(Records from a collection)

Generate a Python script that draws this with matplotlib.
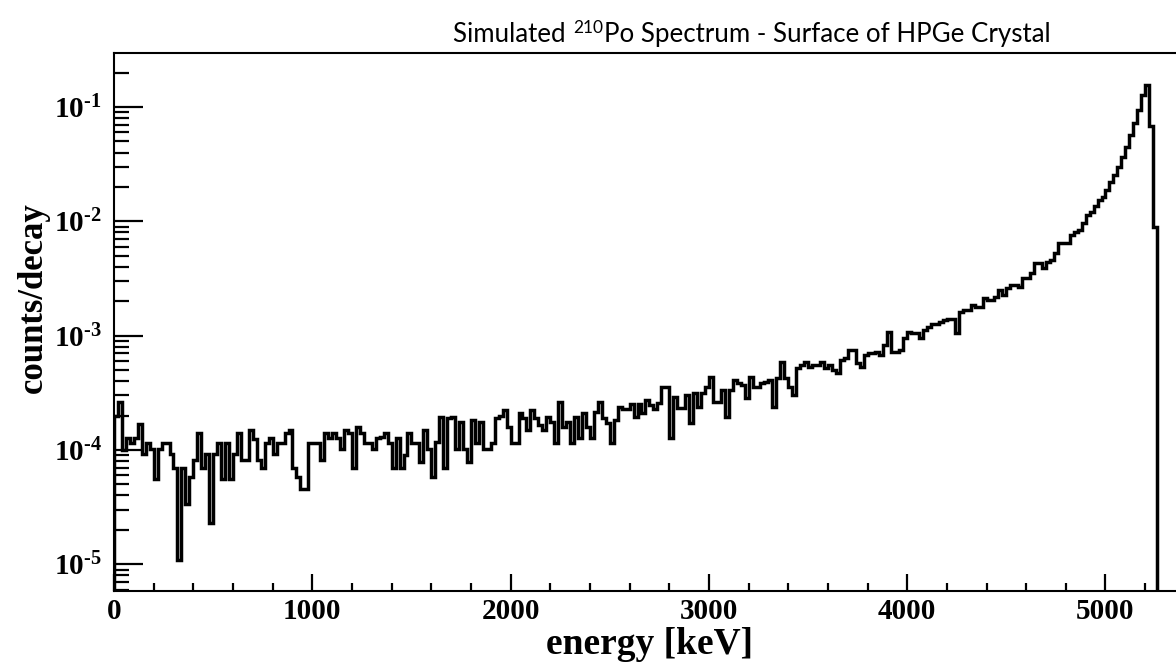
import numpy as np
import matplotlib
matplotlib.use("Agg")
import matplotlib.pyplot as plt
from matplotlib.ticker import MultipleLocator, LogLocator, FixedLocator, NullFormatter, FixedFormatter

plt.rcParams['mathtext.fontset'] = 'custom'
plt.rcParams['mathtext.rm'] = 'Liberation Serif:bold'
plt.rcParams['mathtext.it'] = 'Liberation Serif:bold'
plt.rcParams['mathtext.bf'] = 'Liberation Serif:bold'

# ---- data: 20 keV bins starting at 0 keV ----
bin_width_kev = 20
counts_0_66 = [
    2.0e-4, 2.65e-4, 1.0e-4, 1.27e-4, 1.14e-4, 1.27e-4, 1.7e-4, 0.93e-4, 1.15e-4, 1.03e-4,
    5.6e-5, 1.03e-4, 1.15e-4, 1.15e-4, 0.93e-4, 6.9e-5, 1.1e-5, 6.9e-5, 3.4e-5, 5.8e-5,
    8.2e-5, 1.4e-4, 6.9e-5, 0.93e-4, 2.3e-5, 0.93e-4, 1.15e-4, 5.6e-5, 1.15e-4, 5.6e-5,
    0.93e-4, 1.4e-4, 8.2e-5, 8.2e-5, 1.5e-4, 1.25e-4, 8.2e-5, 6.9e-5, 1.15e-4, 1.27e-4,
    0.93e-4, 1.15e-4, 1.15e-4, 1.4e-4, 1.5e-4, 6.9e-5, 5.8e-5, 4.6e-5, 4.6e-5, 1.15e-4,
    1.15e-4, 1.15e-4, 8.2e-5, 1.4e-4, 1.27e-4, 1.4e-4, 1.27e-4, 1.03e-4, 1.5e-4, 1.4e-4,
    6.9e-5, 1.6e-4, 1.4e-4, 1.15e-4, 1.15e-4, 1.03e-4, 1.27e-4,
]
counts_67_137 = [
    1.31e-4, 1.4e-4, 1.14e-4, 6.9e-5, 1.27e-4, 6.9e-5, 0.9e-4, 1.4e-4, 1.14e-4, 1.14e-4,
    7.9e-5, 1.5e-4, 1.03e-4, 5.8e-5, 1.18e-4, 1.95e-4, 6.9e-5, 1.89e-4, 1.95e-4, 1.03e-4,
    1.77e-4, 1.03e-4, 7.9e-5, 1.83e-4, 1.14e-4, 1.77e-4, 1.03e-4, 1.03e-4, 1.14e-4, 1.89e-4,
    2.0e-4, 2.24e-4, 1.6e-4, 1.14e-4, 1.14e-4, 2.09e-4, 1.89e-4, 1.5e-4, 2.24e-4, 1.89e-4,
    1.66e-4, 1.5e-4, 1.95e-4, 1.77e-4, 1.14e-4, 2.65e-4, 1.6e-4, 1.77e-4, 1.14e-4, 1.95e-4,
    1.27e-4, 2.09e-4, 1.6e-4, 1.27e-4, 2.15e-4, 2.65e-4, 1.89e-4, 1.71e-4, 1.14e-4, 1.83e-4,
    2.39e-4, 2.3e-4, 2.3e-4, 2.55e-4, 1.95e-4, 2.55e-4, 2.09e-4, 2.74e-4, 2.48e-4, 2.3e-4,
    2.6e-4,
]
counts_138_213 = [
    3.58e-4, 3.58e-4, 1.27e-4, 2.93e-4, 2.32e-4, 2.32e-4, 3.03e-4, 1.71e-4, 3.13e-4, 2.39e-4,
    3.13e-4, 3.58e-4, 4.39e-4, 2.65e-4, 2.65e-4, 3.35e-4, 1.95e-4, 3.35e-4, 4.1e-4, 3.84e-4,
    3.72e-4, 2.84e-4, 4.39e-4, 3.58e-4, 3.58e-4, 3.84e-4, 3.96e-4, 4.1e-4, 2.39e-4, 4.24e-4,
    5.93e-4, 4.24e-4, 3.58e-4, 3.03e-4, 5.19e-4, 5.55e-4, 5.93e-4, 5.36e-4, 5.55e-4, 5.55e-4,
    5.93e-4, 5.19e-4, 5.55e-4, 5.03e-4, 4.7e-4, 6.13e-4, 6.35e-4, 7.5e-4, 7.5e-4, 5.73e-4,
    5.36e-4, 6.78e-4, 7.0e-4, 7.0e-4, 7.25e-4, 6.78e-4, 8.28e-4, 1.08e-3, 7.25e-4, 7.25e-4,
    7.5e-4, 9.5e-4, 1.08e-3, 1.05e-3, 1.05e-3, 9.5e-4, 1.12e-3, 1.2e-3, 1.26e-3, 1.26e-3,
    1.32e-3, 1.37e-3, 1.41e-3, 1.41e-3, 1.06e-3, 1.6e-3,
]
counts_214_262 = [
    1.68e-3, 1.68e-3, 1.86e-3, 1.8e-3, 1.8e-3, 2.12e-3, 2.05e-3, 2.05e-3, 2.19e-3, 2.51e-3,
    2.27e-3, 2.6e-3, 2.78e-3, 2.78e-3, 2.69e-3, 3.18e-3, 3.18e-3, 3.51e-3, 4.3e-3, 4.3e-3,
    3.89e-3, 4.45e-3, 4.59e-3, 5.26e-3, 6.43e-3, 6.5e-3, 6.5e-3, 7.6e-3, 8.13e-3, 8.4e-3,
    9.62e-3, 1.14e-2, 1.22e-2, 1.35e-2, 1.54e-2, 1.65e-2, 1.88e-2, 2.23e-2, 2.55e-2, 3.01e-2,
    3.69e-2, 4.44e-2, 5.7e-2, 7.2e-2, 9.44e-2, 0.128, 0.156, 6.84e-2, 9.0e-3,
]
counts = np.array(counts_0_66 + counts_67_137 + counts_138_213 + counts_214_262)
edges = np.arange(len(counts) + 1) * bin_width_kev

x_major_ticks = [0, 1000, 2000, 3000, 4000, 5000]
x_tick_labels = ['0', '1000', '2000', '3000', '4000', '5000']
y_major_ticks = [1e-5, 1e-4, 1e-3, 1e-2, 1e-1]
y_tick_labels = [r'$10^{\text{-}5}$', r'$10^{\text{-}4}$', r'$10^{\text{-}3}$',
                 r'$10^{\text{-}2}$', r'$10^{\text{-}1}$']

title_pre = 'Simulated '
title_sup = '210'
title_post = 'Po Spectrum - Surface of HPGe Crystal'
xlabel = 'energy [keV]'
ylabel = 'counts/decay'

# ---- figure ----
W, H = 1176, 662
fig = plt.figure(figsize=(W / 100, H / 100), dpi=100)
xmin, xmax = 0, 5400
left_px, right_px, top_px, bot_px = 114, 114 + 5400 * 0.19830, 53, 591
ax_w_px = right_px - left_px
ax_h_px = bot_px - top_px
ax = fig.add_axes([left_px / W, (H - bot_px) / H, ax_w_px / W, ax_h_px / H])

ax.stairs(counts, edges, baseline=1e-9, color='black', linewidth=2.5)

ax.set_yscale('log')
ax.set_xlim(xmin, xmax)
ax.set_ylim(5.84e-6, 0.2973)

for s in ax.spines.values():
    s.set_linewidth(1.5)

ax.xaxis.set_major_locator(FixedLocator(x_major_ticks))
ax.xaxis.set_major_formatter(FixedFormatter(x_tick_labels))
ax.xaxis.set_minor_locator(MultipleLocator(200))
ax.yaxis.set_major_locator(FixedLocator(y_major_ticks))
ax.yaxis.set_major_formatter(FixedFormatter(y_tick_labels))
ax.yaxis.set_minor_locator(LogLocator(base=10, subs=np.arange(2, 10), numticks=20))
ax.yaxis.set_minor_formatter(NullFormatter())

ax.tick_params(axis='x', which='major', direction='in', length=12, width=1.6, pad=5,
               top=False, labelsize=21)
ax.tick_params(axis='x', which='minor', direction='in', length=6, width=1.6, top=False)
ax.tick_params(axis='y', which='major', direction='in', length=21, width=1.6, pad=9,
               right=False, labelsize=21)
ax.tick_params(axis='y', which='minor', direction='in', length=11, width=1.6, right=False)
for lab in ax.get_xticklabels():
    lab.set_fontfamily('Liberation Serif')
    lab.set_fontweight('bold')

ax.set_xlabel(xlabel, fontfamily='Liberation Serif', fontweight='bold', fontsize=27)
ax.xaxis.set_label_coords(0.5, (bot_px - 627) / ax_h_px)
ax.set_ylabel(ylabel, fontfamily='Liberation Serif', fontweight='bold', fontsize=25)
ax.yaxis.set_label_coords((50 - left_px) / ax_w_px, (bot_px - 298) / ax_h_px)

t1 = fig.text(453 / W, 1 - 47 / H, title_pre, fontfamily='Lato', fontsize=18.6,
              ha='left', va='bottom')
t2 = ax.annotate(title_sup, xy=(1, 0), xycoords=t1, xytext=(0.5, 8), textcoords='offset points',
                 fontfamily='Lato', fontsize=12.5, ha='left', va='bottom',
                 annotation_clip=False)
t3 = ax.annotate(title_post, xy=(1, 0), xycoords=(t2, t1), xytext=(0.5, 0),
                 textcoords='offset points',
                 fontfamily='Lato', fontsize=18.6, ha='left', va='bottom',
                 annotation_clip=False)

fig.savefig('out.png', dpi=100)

--

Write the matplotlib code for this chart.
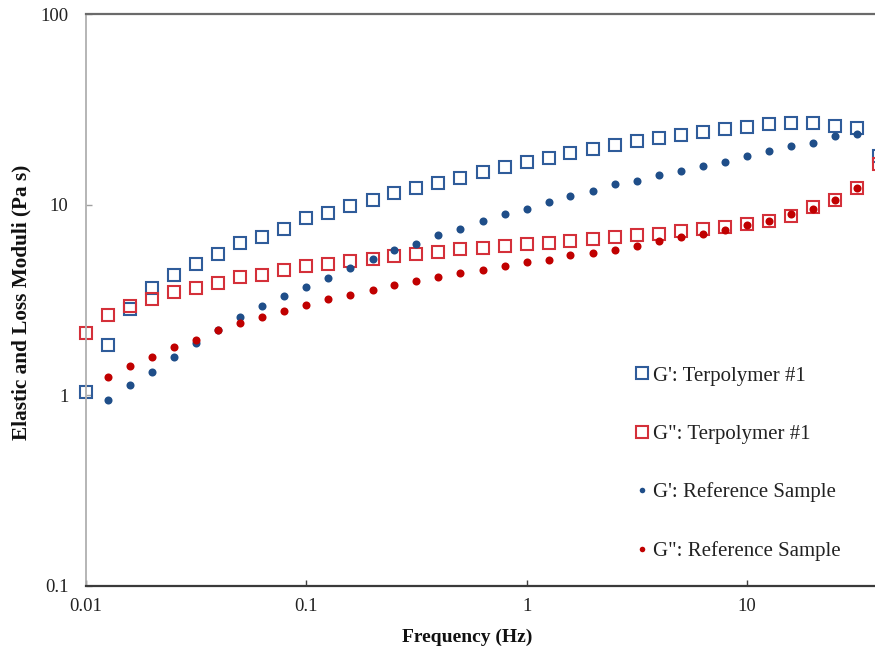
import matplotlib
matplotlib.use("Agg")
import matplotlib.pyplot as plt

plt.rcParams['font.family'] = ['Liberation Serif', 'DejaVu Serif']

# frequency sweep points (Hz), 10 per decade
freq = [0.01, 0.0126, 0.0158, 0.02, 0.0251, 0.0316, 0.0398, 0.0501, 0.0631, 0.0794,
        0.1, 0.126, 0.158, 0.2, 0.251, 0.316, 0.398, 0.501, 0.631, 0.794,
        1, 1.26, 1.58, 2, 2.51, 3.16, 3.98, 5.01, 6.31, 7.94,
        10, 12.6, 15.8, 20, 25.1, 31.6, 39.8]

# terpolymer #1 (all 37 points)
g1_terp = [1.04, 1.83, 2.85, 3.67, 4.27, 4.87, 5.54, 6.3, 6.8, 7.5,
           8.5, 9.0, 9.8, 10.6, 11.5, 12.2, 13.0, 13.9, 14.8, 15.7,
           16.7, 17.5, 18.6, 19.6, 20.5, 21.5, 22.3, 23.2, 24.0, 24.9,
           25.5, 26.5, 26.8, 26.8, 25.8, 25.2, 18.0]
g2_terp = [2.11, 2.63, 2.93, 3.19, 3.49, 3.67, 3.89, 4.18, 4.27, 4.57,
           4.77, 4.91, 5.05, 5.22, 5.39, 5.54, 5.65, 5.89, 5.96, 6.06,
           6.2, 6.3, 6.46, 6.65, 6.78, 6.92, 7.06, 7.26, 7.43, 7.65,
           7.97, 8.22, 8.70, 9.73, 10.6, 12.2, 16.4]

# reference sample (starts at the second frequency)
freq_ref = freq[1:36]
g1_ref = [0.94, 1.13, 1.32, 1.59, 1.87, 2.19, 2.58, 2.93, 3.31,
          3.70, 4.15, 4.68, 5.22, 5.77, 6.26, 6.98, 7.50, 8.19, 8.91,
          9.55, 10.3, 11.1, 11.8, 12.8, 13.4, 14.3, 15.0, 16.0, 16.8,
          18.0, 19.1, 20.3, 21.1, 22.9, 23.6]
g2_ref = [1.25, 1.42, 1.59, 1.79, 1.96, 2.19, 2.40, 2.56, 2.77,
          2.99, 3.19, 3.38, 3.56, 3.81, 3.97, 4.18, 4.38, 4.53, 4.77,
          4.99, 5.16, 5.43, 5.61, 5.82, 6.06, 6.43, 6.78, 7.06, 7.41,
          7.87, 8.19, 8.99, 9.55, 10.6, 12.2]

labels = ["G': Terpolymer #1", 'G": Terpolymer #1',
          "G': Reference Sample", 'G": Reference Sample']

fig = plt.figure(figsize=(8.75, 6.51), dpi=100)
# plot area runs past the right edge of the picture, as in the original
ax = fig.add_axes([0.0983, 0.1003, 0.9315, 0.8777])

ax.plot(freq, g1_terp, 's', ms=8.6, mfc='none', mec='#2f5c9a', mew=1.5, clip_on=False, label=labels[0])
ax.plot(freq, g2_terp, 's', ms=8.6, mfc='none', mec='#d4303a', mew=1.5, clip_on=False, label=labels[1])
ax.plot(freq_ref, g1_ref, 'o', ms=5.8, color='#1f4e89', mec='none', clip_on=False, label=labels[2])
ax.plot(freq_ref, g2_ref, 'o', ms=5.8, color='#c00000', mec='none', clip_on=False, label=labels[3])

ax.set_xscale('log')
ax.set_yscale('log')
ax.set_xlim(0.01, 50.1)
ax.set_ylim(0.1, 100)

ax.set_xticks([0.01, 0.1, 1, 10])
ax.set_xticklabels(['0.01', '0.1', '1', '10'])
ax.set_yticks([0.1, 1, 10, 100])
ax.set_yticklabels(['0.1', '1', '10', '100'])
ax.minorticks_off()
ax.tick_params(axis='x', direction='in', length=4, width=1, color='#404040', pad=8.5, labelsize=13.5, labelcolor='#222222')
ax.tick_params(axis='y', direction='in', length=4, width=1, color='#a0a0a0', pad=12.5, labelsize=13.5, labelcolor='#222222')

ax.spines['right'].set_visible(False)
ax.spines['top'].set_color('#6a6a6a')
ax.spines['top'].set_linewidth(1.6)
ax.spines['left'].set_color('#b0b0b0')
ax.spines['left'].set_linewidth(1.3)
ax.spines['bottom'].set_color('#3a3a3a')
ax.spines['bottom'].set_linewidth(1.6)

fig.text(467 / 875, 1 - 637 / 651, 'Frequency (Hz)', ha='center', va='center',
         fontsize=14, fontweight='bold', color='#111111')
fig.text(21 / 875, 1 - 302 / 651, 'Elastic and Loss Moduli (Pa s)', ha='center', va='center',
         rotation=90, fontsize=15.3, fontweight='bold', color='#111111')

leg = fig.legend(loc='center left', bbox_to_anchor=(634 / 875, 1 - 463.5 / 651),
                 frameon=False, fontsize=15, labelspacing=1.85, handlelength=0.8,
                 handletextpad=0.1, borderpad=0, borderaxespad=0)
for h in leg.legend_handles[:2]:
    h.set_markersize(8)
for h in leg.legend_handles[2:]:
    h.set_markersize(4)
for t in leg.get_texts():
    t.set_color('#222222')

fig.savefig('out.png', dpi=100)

### What is needed
Nothing but the lines from the one containing "Generate a Python" through the one containing "plt.rcParams['mathtext.bf'] = 'Liberation" should appear in your copy, exactly as written and without pictures.

### Full solution
Generate a Python script that draws this with matplotlib.
import numpy as np
import matplotlib
matplotlib.use("Agg")
import matplotlib.pyplot as plt
from matplotlib.ticker import MultipleLocator, LogLocator, FixedLocator, NullFormatter, FixedFormatter

plt.rcParams['mathtext.fontset'] = 'custom'
plt.rcParams['mathtext.rm'] = 'Liberation Serif:bold'
plt.rcParams['mathtext.it'] = 'Liberation Serif:bold'
plt.rcParams['mathtext.bf'] = 'Liberation Serif:bold'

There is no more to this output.